Directions for this task: Extract, in full, the lines below, beginning at the first and ending with the line that contains "(7pt,475.5pt) -- (940pt,475.5pt);". Pictures do not belong in the copy.
* BEGIN Data extract *
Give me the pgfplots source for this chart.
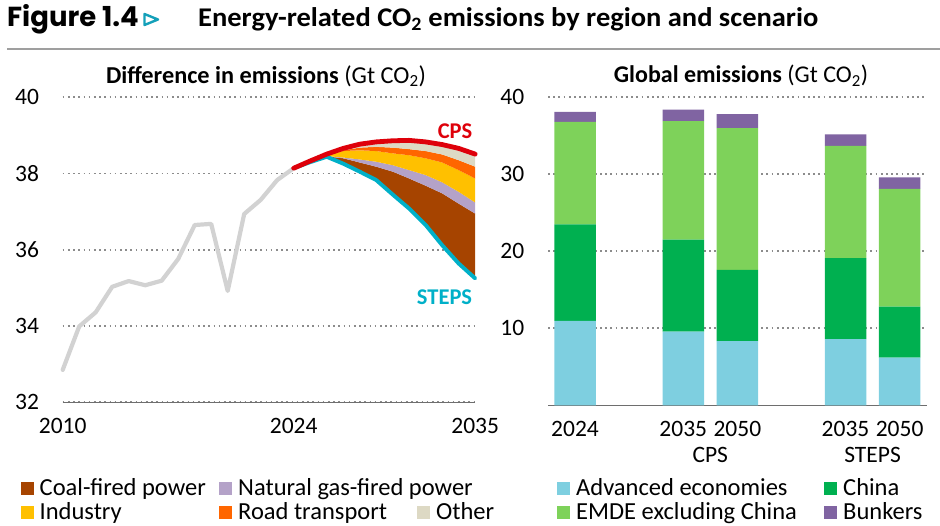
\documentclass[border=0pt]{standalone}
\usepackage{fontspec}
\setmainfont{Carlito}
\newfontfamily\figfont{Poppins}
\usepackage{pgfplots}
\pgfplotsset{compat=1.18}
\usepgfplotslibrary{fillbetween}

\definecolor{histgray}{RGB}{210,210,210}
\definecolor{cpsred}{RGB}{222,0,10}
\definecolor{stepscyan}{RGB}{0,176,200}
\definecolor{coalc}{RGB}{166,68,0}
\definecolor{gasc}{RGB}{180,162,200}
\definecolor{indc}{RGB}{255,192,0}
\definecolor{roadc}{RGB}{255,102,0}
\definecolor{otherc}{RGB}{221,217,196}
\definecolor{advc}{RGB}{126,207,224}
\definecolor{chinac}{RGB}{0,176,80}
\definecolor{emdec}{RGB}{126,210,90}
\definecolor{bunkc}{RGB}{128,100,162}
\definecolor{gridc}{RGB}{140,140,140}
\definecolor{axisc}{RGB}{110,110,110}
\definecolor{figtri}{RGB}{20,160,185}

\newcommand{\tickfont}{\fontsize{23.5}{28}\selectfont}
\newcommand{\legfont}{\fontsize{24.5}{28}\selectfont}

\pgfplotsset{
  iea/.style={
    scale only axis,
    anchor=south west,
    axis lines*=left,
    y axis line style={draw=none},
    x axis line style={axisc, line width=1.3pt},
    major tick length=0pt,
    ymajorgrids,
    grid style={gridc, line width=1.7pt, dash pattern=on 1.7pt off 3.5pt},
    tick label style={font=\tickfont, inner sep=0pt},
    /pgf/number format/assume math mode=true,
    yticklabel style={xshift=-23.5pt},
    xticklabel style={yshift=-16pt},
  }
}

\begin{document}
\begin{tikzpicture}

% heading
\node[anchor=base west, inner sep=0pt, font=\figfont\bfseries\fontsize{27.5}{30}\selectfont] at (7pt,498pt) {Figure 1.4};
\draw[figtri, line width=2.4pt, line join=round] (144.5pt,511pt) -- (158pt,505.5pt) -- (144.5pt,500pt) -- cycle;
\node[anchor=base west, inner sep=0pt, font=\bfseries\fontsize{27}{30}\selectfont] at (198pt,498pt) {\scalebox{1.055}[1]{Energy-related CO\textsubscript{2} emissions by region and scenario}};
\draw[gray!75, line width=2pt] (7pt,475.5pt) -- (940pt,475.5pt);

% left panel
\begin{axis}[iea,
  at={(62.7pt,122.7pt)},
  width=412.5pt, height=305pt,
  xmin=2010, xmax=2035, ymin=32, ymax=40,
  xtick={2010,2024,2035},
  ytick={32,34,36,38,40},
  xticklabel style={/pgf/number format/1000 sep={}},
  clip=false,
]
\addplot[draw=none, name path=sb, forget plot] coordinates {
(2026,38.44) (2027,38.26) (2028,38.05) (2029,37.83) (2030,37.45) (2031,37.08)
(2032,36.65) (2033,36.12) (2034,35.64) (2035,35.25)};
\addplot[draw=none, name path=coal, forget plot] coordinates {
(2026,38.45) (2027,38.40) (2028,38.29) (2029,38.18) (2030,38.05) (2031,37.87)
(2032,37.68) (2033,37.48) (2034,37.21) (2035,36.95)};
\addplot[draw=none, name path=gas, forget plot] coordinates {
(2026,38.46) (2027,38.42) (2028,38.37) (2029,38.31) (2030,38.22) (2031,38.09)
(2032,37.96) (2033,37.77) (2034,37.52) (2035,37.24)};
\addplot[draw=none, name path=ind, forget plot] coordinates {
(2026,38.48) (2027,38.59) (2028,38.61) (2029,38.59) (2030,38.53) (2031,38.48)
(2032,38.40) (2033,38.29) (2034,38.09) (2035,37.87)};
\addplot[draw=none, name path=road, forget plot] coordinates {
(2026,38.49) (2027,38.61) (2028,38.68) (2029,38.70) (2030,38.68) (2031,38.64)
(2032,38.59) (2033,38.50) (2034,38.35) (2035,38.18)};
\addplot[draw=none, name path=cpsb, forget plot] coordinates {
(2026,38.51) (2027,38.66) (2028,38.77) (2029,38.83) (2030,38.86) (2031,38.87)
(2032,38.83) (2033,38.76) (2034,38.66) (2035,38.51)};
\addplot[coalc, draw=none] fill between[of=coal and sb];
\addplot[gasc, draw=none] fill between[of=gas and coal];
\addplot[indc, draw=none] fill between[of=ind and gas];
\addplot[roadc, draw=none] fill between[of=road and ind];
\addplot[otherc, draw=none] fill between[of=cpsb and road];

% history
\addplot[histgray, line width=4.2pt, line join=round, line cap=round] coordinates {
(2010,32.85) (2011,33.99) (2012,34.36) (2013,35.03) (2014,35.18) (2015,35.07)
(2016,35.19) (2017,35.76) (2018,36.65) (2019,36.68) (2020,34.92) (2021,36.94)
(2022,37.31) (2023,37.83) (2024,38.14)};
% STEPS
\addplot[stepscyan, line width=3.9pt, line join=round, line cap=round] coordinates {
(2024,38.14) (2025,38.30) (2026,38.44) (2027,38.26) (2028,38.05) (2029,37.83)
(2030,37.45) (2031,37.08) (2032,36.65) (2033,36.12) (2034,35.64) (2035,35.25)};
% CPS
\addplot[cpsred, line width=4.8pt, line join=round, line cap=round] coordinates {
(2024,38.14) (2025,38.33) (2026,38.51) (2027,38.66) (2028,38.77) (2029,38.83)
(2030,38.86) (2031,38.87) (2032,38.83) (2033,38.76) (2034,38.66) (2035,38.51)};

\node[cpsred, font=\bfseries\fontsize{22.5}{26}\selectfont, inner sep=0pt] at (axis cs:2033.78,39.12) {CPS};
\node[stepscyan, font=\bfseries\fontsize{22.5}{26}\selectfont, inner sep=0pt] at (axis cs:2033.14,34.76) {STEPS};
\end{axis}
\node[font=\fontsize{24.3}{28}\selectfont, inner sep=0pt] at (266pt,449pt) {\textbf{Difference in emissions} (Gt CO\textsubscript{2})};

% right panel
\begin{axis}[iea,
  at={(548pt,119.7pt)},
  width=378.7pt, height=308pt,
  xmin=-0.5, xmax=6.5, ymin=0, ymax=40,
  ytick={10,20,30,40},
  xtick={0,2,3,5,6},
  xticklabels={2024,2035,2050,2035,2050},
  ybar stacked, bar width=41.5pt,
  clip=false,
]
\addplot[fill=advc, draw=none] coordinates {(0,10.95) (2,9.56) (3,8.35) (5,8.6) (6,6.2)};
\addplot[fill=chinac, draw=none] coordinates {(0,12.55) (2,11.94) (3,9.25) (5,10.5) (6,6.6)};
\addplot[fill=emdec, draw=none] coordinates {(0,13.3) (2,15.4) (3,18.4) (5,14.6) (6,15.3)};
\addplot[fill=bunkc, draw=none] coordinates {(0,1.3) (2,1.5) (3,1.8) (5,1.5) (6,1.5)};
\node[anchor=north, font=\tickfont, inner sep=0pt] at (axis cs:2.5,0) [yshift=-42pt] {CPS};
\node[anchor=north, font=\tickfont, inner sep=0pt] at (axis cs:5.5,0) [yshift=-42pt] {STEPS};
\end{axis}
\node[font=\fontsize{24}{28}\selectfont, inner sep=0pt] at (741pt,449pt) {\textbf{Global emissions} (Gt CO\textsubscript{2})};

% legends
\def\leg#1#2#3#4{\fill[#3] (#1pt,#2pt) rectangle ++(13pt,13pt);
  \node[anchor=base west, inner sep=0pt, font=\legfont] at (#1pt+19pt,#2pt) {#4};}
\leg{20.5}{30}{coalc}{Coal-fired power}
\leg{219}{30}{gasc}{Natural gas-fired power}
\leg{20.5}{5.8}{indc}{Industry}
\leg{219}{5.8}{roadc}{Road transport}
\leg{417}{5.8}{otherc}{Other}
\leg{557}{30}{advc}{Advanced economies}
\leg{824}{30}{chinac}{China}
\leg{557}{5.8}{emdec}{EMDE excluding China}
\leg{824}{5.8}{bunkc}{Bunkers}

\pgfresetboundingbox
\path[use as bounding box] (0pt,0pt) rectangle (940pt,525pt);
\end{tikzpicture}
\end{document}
* END Data extract *
Solution for this exercise:
Give me the pgfplots source for this chart.
\documentclass[border=0pt]{standalone}
\usepackage{fontspec}
\setmainfont{Carlito}
\newfontfamily\figfont{Poppins}
\usepackage{pgfplots}
\pgfplotsset{compat=1.18}
\usepgfplotslibrary{fillbetween}

\definecolor{histgray}{RGB}{210,210,210}
\definecolor{cpsred}{RGB}{222,0,10}
\definecolor{stepscyan}{RGB}{0,176,200}
\definecolor{coalc}{RGB}{166,68,0}
\definecolor{gasc}{RGB}{180,162,200}
\definecolor{indc}{RGB}{255,192,0}
\definecolor{roadc}{RGB}{255,102,0}
\definecolor{otherc}{RGB}{221,217,196}
\definecolor{advc}{RGB}{126,207,224}
\definecolor{chinac}{RGB}{0,176,80}
\definecolor{emdec}{RGB}{126,210,90}
\definecolor{bunkc}{RGB}{128,100,162}
\definecolor{gridc}{RGB}{140,140,140}
\definecolor{axisc}{RGB}{110,110,110}
\definecolor{figtri}{RGB}{20,160,185}

\newcommand{\tickfont}{\fontsize{23.5}{28}\selectfont}
\newcommand{\legfont}{\fontsize{24.5}{28}\selectfont}

\pgfplotsset{
  iea/.style={
    scale only axis,
    anchor=south west,
    axis lines*=left,
    y axis line style={draw=none},
    x axis line style={axisc, line width=1.3pt},
    major tick length=0pt,
    ymajorgrids,
    grid style={gridc, line width=1.7pt, dash pattern=on 1.7pt off 3.5pt},
    tick label style={font=\tickfont, inner sep=0pt},
    /pgf/number format/assume math mode=true,
    yticklabel style={xshift=-23.5pt},
    xticklabel style={yshift=-16pt},
  }
}

\begin{document}
\begin{tikzpicture}

% heading
\node[anchor=base west, inner sep=0pt, font=\figfont\bfseries\fontsize{27.5}{30}\selectfont] at (7pt,498pt) {Figure 1.4};
\draw[figtri, line width=2.4pt, line join=round] (144.5pt,511pt) -- (158pt,505.5pt) -- (144.5pt,500pt) -- cycle;
\node[anchor=base west, inner sep=0pt, font=\bfseries\fontsize{27}{30}\selectfont] at (198pt,498pt) {\scalebox{1.055}[1]{Energy-related CO\textsubscript{2} emissions by region and scenario}};
\draw[gray!75, line width=2pt] (7pt,475.5pt) -- (940pt,475.5pt);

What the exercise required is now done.